Après les thèmes du cercle et de la chaise, l’artiste a entamé une recherche profonde sur le mur: ses transformations, ses connotations et ses sens latents et patents. Incontestablement, la technique des niveaux de profondeur horizontale, des surcouches, de la destruction, de l’effacement, de la construction font la force de son œuvre. Tel un palimpseste… son dernier travail nous amène à l’enfance de l’artiste, aux murs, aux surfaces qui se renouvèlent et qui s’effacent en créant des textures au fil des années. Et c’est ainsi l’histoire est écrite!

«Dans mon œuvre, j’ai travaillé sur la texture du mur. Il s’agit  bel et bien d’une trace humaine qui était relative au mur. Par ailleurs, cette question du mur a un rapport d’abord avec ma mère parce que c’est elle qui renouvelait la peinture des murs de notre maison. Sans oublier bien entendu mon vécu en tant que fonctionnaire de la prison.», a-t-il fait savoir. Et d’ajouter: «cette question du mur m’a beaucoup interpellé, notamment le rapport  de l’homme avec le mur parce que l’un des spectacles les plus tragiques, c’est  la relation du détenu aux  quatre murs du béton. Toutefois, mon expérience en tant que fonctionnaire de la prison m’a ouvert les yeux sur la question du mur comme support de création. Dans la prison, les quatre murs du béton deviennent un support de création pour le détenu. J’espère que ces derniers soient transparents.», a-t-il indiqué.   

L’artiste a de l’art, de la manière, mais aussi de la matière pour exceller dans son style. Pour ce faire, il travaille sur des nivaux de couleur et de matière qu’ils effacent, déconstruisent avant de travailler par la suite un autre niveau pour arriver au final à l’image du mur porteur de traces humaines.

«Ce qui m’intéresse, c’est d’arriver à cette vulnérabilité du mur après avoir passé par les étapes incarnant l’impact humain.
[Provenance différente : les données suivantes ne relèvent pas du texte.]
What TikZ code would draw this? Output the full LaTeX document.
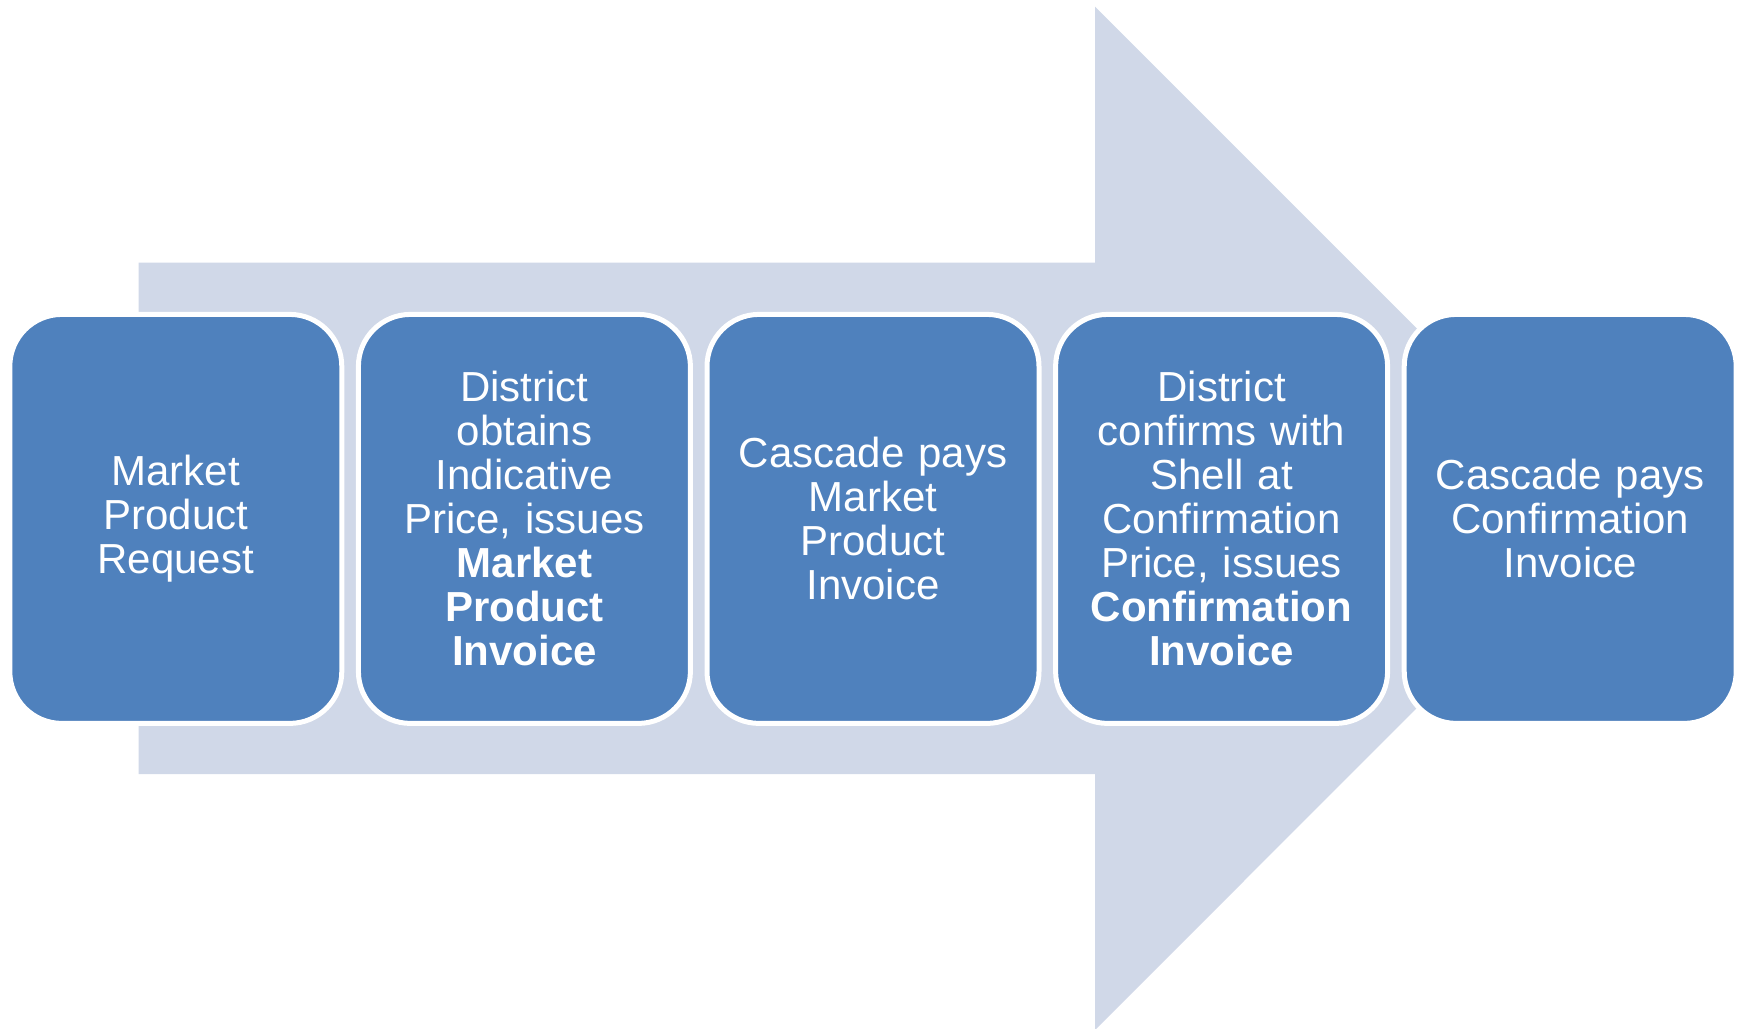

Je travaille sur les matières de mon enfance ; la terre  et  les couleurs de mon arrière-pays qui m’habite, et sont omniprésents dans mon œuvre. Il faut dire que ma façon de s’exprimer, c’est la matière.» a-t-il révélé.

L’artiste manie la matière en reproduisant le mouvement de la main de sa mère en blanchissant le mur. Les images de l’enfance lui reviennent à la mémoire. «Il faut que cette connexion spirituelle soit établie entre l’artiste et la toile.», a-t-il dit.

L’artiste a besoin d’une inspiration, d’un moment de transcendance, de réflexion profonde et ontologique pour créer. «J’attends toujours ces moments particuliers d’isolement du monde, entre vents et marées,  où je me sentais emporter par une vague qui me jette sur les rivages de la matière, des couleurs et des univers de la création.», a-t-il révélé.    

Il faut dire aussi qu’il y a cette condition humaine qui se reflète dans les œuvres de l’artiste. «Mon travail artistique est lié essentiellement à l’humain, à la justice, au droit. La preuve : l’expérience artistique du mur est une issue de secours, une échappatoire de mon quotidien, de mon vécu. Face à cette vague du non sens, nous avons besoin plus que jamais de  l’art et de la culture.», poursuit-il.

La ville de Salé a ouvert ses portes à l’artiste. C’est dans cette ville d’ailleurs où l’artiste a créé une grande partie de ses œuvres et travaux artistiques.

«Salé était un commencement pour de belles aventures. C’est à travers cette ville que j’ai découvert les mondes de la création, du beau, du pinceau et de la toile. Mes débuts de ma folie artistique étaient dans cette cité lumineuse.», conclut-il.